Reste tout de même ce fait incontournable : la loi déclare dans son article 1er que « toute personne qui, en raison de son âge, de son état physique ou mental, de la situation de l’économie et de l’emploi, se trouve dans l’incapacité de travailler, a le droit d’obtenir de la collectivité des moyens convenables d’existence ». La France rejoint la liste des pays offrant à ses citoyens une garantie de revenus, sous la forme d’une allocation différentielle prenant en compte les revenus des personnes concernés pour les rehausser au plancher défini par l’État. Celui-ci a été fixé de telle sorte à ce qu’il corresponde grosso modo à 80% du Smic, afin de ne pas dissuader les allocataires de rechercher un travail plus rémunérateur. Les moins de 25 ans sont exclus du dispositif, officiellement pour ne pas mettre en péril l’effort spécifique d’insertion des jeunes, mais les enjeux budgétaires ont également pesé dans la question. Le RMI est accessible aux étrangers, sous un certain nombre de conditions qui ont été assouplies sous l’effet des réclamations de certains députés socialistes. Il concerne aussi les DOM, même si un montant inférieur à celui de la métropole est instauré dans ces territoires.

Comme l’a souligné Bruno Palier, la mise en place du RMI a constitué « une grande nouveauté pour le système français de protection sociale » : c’est en effet la première prestation qui n’est pas « destinée aux travailleurs […] ni soumise à aucune autre condition que de ressources ». C’est aussi la première prestation sociale à faire l’objet, dès sa conception, d’une procédure très élaborée d’évaluation.
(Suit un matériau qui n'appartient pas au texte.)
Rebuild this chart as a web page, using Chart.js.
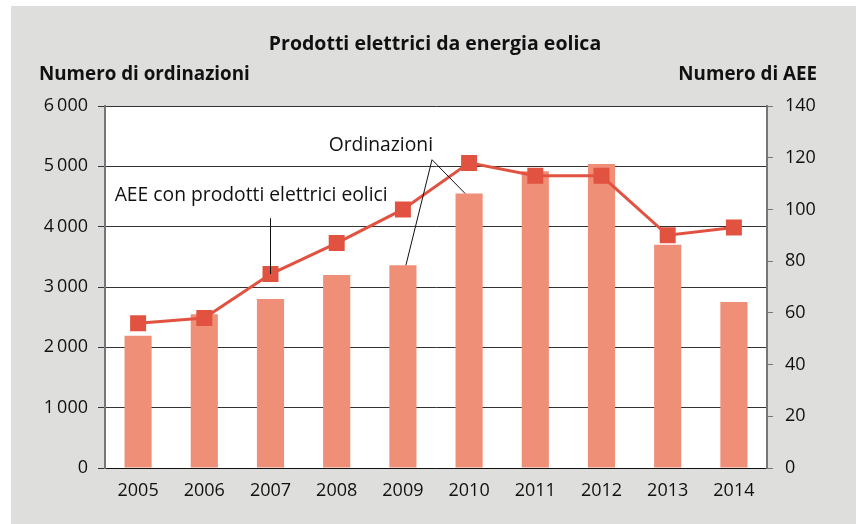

Une commission nationale ad hoc a ainsi publié un rapport en 1992, d’où il ressort que les effets concrets du RMI en matière d’amélioration des conditions matérielles des plus pauvres ont été bien réels, mais que le volet insertion est resté très limité. Le nombre d’allocataires a en tout cas largement dépassé les attentes initiales : il dépasse les 400 000 dès 1990, et franchit le seuil du million en 1999. Cette large diffusion n’a pas contribué à apaiser le débat politico-social lui étant attaché, bien au contraire, elle aurait contribué à l’attiser. Les incessantes réformes de l’aide aux plus pauvres depuis trente ans, dont la principale consiste en la transformation du RMI en RSA en 2008, sont là pour en témoigner.